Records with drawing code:
· · · ·

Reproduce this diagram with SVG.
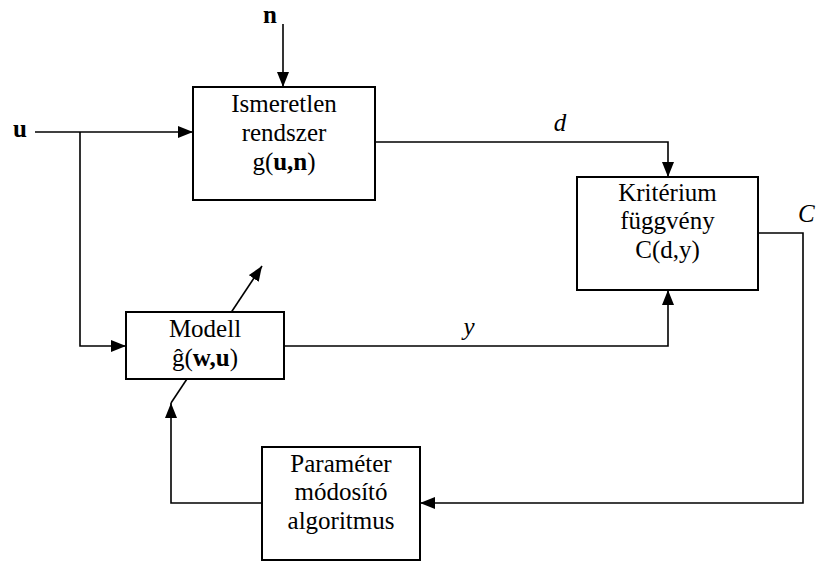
<svg xmlns="http://www.w3.org/2000/svg" width="816" height="563" viewBox="0 0 816 563">
<defs>
<marker id="ah" viewBox="0 0 15 12" refX="15" refY="6" markerWidth="15" markerHeight="12" markerUnits="userSpaceOnUse" orient="auto">
<path d="M0,0 L15,6 L0,12 Z" fill="#000"/>
</marker>
</defs>
<style>
.box{fill:#fff;stroke:#000;stroke-width:2}
.ln{fill:none;stroke:#000;stroke-width:1.6}
.t{font-family:"Liberation Serif","Times New Roman",serif;font-size:25px;fill:#000;text-anchor:middle}
.b{font-weight:bold}
.i{font-style:italic}
</style>
<g id="connectors">
<line class="ln" x1="283" y1="24" x2="283" y2="87" marker-end="url(#ah)"/>
<line class="ln" x1="35" y1="132" x2="193" y2="132" marker-end="url(#ah)"/>
<polyline class="ln" points="80,132 80,346 126,346" marker-end="url(#ah)"/>
<polyline class="ln" points="375,142 668,142 668,177" marker-end="url(#ah)"/>
<polyline class="ln" points="284,346 668,346 668,290" marker-end="url(#ah)"/>
<polyline class="ln" points="758,233 803,233 803,503 420,503" marker-end="url(#ah)"/>
<polyline class="ln" points="262,503 171,503 171,403" marker-end="url(#ah)"/>
<line class="ln" x1="171" y1="403" x2="262" y2="266" marker-end="url(#ah)"/>
<text class="t i" x="560" y="131">d</text>
<text class="t i" x="469" y="335">y</text>
<text class="t i" x="798" y="222" style="text-anchor:start">C</text>
</g>
<g id="input-u"><text class="t b" x="20" y="137">u</text></g>
<g id="input-n"><text class="t b" x="270" y="23">n</text></g>
<g id="ismeretlen">
<rect class="box" x="193" y="87" width="182" height="113"/>
<text class="t" x="284" y="112">Ismeretlen</text>
<text class="t" x="284" y="141">rendszer</text>
<text class="t" x="284" y="170">g(<tspan class="b">u,n</tspan>)</text>
</g>
<g id="kriterium">
<rect class="box" x="577" y="177" width="181" height="113"/>
<text class="t" x="667.5" y="201">Kritérium</text>
<text class="t" x="667.5" y="229">függvény</text>
<text class="t" x="667.5" y="258">C(d,y)</text>
</g>
<g id="modell">
<rect class="box" x="126" y="312" width="158" height="67"/>
<text class="t" x="205" y="337">Modell</text>
<text class="t" x="205" y="366">ĝ(<tspan class="b">w,u</tspan>)</text>
</g>
<g id="parameter">
<rect class="box" x="262" y="447" width="158" height="113"/>
<text class="t" x="341" y="472">Paraméter</text>
<text class="t" x="341" y="500">módosító</text>
<text class="t" x="341" y="529">algoritmus</text>
</g>
</svg>
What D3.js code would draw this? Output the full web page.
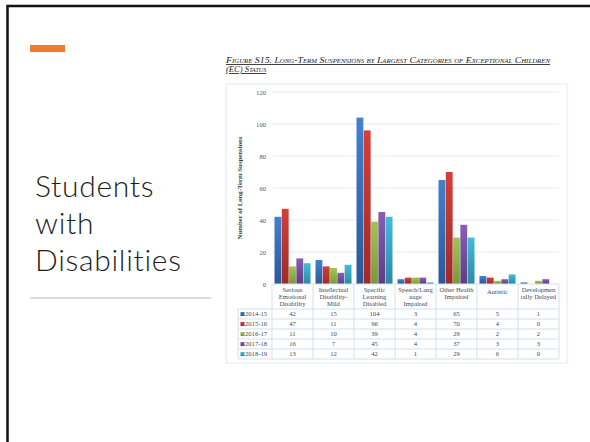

· · · ·

- _What you are asked to do_:
Give the entries again without a single change, but with no pictures.

- _Answer below_:
Reproduce this diagram with SVG.
<svg xmlns="http://www.w3.org/2000/svg" width="816" height="563" viewBox="0 0 816 563">
<defs>
<marker id="ah" viewBox="0 0 15 12" refX="15" refY="6" markerWidth="15" markerHeight="12" markerUnits="userSpaceOnUse" orient="auto">
<path d="M0,0 L15,6 L0,12 Z" fill="#000"/>
</marker>
</defs>
<style>
.box{fill:#fff;stroke:#000;stroke-width:2}
.ln{fill:none;stroke:#000;stroke-width:1.6}
.t{font-family:"Liberation Serif","Times New Roman",serif;font-size:25px;fill:#000;text-anchor:middle}
.b{font-weight:bold}
.i{font-style:italic}
</style>
<g id="connectors">
<line class="ln" x1="283" y1="24" x2="283" y2="87" marker-end="url(#ah)"/>
<line class="ln" x1="35" y1="132" x2="193" y2="132" marker-end="url(#ah)"/>
<polyline class="ln" points="80,132 80,346 126,346" marker-end="url(#ah)"/>
<polyline class="ln" points="375,142 668,142 668,177" marker-end="url(#ah)"/>
<polyline class="ln" points="284,346 668,346 668,290" marker-end="url(#ah)"/>
<polyline class="ln" points="758,233 803,233 803,503 420,503" marker-end="url(#ah)"/>
<polyline class="ln" points="262,503 171,503 171,403" marker-end="url(#ah)"/>
<line class="ln" x1="171" y1="403" x2="262" y2="266" marker-end="url(#ah)"/>
<text class="t i" x="560" y="131">d</text>
<text class="t i" x="469" y="335">y</text>
<text class="t i" x="798" y="222" style="text-anchor:start">C</text>
</g>
<g id="input-u"><text class="t b" x="20" y="137">u</text></g>
<g id="input-n"><text class="t b" x="270" y="23">n</text></g>
<g id="ismeretlen">
<rect class="box" x="193" y="87" width="182" height="113"/>
<text class="t" x="284" y="112">Ismeretlen</text>
<text class="t" x="284" y="141">rendszer</text>
<text class="t" x="284" y="170">g(<tspan class="b">u,n</tspan>)</text>
</g>
<g id="kriterium">
<rect class="box" x="577" y="177" width="181" height="113"/>
<text class="t" x="667.5" y="201">Kritérium</text>
<text class="t" x="667.5" y="229">függvény</text>
<text class="t" x="667.5" y="258">C(d,y)</text>
</g>
<g id="modell">
<rect class="box" x="126" y="312" width="158" height="67"/>
<text class="t" x="205" y="337">Modell</text>
<text class="t" x="205" y="366">ĝ(<tspan class="b">w,u</tspan>)</text>
</g>
<g id="parameter">
<rect class="box" x="262" y="447" width="158" height="113"/>
<text class="t" x="341" y="472">Paraméter</text>
<text class="t" x="341" y="500">módosító</text>
<text class="t" x="341" y="529">algoritmus</text>
</g>
</svg>
What D3.js code would draw this? Output the full web page.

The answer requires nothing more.